Short summary extracted from Research Report

DEVELOPMENT OF GRAPHICAL TOOLS
FOR DATA ANALYSIS AND PRESENTATION

by L.G. Lanza

The organisation and presentation of spatially distributed datasets have been made increasingly manageable since the introduction of Geographical Information Systems (GIS) and the related numerical algorithms for data analysis and elaboration.

The capabilities of GISs include the opportunity to overlay information provided by each thematic map according to a user-specified logic and to produce derivative map outputs. The use of GIS- supported modelling and data management tools is especially significant when the output of the investigation is requested in a distributed form too, as is the case of rainfall climatology. This is typical, however, of many different kinds of distributed information widely extending across various disciplines in the geophysical, social and economic sciences. When dealing with climatological data, and especially in the case of rainfall climatology, a special category of data management tools - namely the 'Hydrologically Oriented' GIS family [La Barbera et al., 1993] - is the most appropriate and useful.

A hydrologically oriented GIS should be able to store, manipulate and display geomorphologic data related to any selected region in the study area, resulting into an appropriate set of operational tools oriented to solve hydrological problems. Databases resulting from the joint use of several maps of spatially distributed information are able to support a series of hydrological and climatological models for use in the various fields of water resources management and environmental or land use strategies. Databases are therefore the fundamental skeleton over which information analysis can be performed.

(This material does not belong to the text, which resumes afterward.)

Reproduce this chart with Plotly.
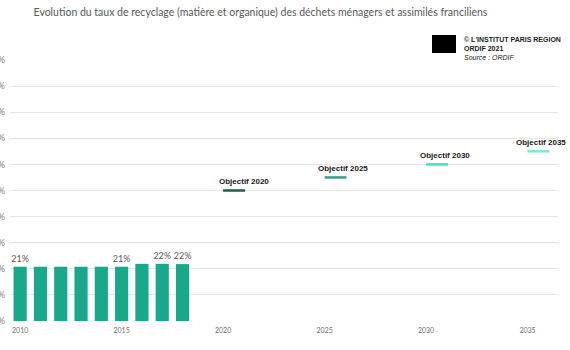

Based on the above considerations there is no doubt that the basis for the management of data within the ACROSS project should be provided by a GIS-supported archive of geographically referenced information. The information collected and produced as a result of the ACROSS project will be also integrated with ancillary data and other climatological and geomorphologic information already available as being the output products of different international projects which have been operating over the same area.